磁学实验表明粉晶白云岩与相邻层位泥晶灰岩具有相同的携磁矿物——磁铁矿、亚铁磁性铁硫化物,因而灰岩层位较大的剩磁参数值表明其磁性矿物含量多于粉晶白云岩,磁畴粒度也更细。然而XRD结果表明白云岩层位沉积时期陆源输入含铁碎屑矿物含量高于灰岩。因此在白云岩层位发生了强烈的还原成岩作用,选择性溶解大量细粒亚铁磁性矿物,使得磁性矿物含量减少,磁性颗粒粒度变粗。剩磁参数可以很好的反应还原成岩作用强度,即沉积时期的氧化还原状态。粉晶白云岩层位形成于偏还原环境,而泥晶灰岩则相对氧化。
阴极发光及扫描电镜分析表明白云岩为泥晶灰岩白云石化产物,且白云石为具有同心环带结构的铁白云石,这意味着在白云石层状生长过程中有溶解的Fe~(2+)进入白云石晶格。白云岩-灰岩呈薄互层状产出指示白云岩形成于早成岩阶段,且该区未有含铁流体侵入的文献记载,因此白云石晶格中的Fe~(2+)来源于陆源含铁碎屑矿物的还原性溶解。白云岩层遭受强烈的还原成岩作用,粉晶白云岩中黄铁矿与白云石颗粒伴生,而重晶石分布于泥晶方解石基质中以及碳同位素的负异常均指示了白云岩的硫酸盐还原有机成因。粉晶白云岩层有机质输入量大从而发生强烈的还原成岩作用,克服了白云岩化能垒,形成透入性发育结晶粒度大的含铁白云岩,且大量溶解陆源含铁碎屑造成磁性减弱,而泥晶灰岩层位有机质输入量少还原成岩弱,高的硫酸根浓度抑制了白云岩化,且保存了原始剩磁信号,因此白云岩及灰岩的岩性特征也同样反应了其形成环境的差异,白云岩层发育于偏还原的环境。
该剖面碳酸盐岩剩磁参数值与岩性特征均反映了还原成岩作用的强弱,二者共同指示了碳酸盐岩形成时期环境的变化,可作为氧化还原环境的替代性指标。

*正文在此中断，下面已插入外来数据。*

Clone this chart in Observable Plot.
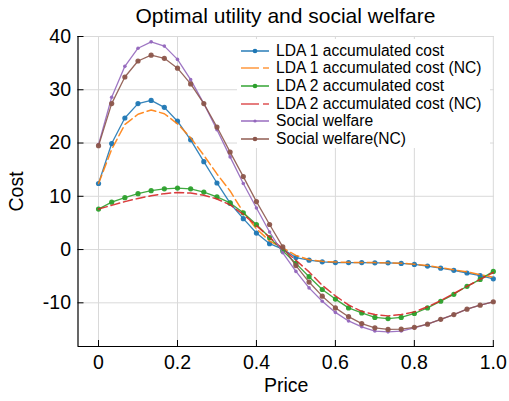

A series ribbon carbonates distributed in the upper part of the third lithostratigraphic member of Doushantuo Formation, Yichang. Previous study showed that the remanence parameter of silty dolostone was less than the adjacent micritic limestone. But the work didn’t give good results on the magnetic interpretation, nor the geological processes and environmental implications involved. In this paper, detailed measurements of rock magnetism, CL and SEM have been carried out to discuss the environmental implications of remanence parameter and the formation of ribbon carbonates.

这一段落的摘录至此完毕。